> **AIM**
Repeat the material exactly, leaving nothing out.

> **RAW DATA**
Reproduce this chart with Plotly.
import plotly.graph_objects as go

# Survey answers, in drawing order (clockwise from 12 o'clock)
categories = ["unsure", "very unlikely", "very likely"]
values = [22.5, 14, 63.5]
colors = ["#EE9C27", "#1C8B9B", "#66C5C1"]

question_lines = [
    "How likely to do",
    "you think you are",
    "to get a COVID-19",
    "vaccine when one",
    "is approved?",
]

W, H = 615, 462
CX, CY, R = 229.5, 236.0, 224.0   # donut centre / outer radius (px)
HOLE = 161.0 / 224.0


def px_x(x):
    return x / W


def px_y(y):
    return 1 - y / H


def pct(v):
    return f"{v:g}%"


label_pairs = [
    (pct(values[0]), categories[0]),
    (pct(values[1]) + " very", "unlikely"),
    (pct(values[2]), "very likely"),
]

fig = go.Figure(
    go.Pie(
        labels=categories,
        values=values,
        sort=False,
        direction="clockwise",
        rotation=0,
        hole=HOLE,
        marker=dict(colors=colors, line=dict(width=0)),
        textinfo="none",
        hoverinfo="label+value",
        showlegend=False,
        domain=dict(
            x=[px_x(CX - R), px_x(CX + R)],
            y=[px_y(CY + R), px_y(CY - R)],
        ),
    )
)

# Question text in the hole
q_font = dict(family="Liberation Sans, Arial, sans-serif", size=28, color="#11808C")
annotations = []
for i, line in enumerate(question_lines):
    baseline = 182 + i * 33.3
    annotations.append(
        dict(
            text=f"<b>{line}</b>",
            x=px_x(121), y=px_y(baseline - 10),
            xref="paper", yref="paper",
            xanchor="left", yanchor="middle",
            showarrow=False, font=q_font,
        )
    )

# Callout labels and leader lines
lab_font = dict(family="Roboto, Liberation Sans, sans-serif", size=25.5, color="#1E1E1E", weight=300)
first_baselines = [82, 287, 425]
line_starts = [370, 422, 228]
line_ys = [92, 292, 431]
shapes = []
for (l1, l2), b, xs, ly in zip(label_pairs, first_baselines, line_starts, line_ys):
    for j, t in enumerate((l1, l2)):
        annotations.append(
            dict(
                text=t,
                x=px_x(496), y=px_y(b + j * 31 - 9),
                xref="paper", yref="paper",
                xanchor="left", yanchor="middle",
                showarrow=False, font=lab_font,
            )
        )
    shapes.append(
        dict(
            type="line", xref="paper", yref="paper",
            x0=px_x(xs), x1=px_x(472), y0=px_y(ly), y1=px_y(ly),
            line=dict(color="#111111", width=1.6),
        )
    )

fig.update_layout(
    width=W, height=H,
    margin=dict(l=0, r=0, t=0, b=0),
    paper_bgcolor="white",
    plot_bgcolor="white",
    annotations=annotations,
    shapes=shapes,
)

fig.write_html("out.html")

> **THE COMPLETED TASK**
Reproduce this chart with Plotly.
import plotly.graph_objects as go

# Survey answers, in drawing order (clockwise from 12 o'clock)
categories = ["unsure", "very unlikely", "very likely"]
values = [22.5, 14, 63.5]
colors = ["#EE9C27", "#1C8B9B", "#66C5C1"]

question_lines = [
    "How likely to do",
    "you think you are",
    "to get a COVID-19",
    "vaccine when one",
    "is approved?",
]

W, H = 615, 462
CX, CY, R = 229.5, 236.0, 224.0   # donut centre / outer radius (px)
HOLE = 161.0 / 224.0


def px_x(x):
    return x / W


def px_y(y):
    return 1 - y / H


def pct(v):
    return f"{v:g}%"


label_pairs = [
    (pct(values[0]), categories[0]),
    (pct(values[1]) + " very", "unlikely"),
    (pct(values[2]), "very likely"),
]

fig = go.Figure(
    go.Pie(
        labels=categories,
        values=values,
        sort=False,
        direction="clockwise",
        rotation=0,
        hole=HOLE,
        marker=dict(colors=colors, line=dict(width=0)),
        textinfo="none",
        hoverinfo="label+value",
        showlegend=False,
        domain=dict(
            x=[px_x(CX - R), px_x(CX + R)],
            y=[px_y(CY + R), px_y(CY - R)],
        ),
    )
)

# Question text in the hole
q_font = dict(family="Liberation Sans, Arial, sans-serif", size=28, color="#11808C")
annotations = []
for i, line in enumerate(question_lines):
    baseline = 182 + i * 33.3
    annotations.append(
        dict(
            text=f"<b>{line}</b>",
            x=px_x(121), y=px_y(baseline - 10),
            xref="paper", yref="paper",
            xanchor="left", yanchor="middle",
            showarrow=False, font=q_font,
        )
    )

# Callout labels and leader lines
lab_font = dict(family="Roboto, Liberation Sans, sans-serif", size=25.5, color="#1E1E1E", weight=300)
first_baselines = [82, 287, 425]
line_starts = [370, 422, 228]
line_ys = [92, 292, 431]
shapes = []
for (l1, l2), b, xs, ly in zip(label_pairs, first_baselines, line_starts, line_ys):
    for j, t in enumerate((l1, l2)):
        annotations.append(
            dict(
                text=t,
                x=px_x(496), y=px_y(b + j * 31 - 9),
                xref="paper", yref="paper",
                xanchor="left", yanchor="middle",
                showarrow=False, font=lab_font,
            )
        )
    shapes.append(
        dict(
            type="line", xref="paper", yref="paper",
            x0=px_x(xs), x1=px_x(472), y0=px_y(ly), y1=px_y(ly),
            line=dict(color="#111111", width=1.6),
        )
    )

fig.update_layout(
    width=W, height=H,
    margin=dict(l=0, r=0, t=0, b=0),
    paper_bgcolor="white",
    plot_bgcolor="white",
    annotations=annotations,
    shapes=shapes,
)

fig.write_html("out.html")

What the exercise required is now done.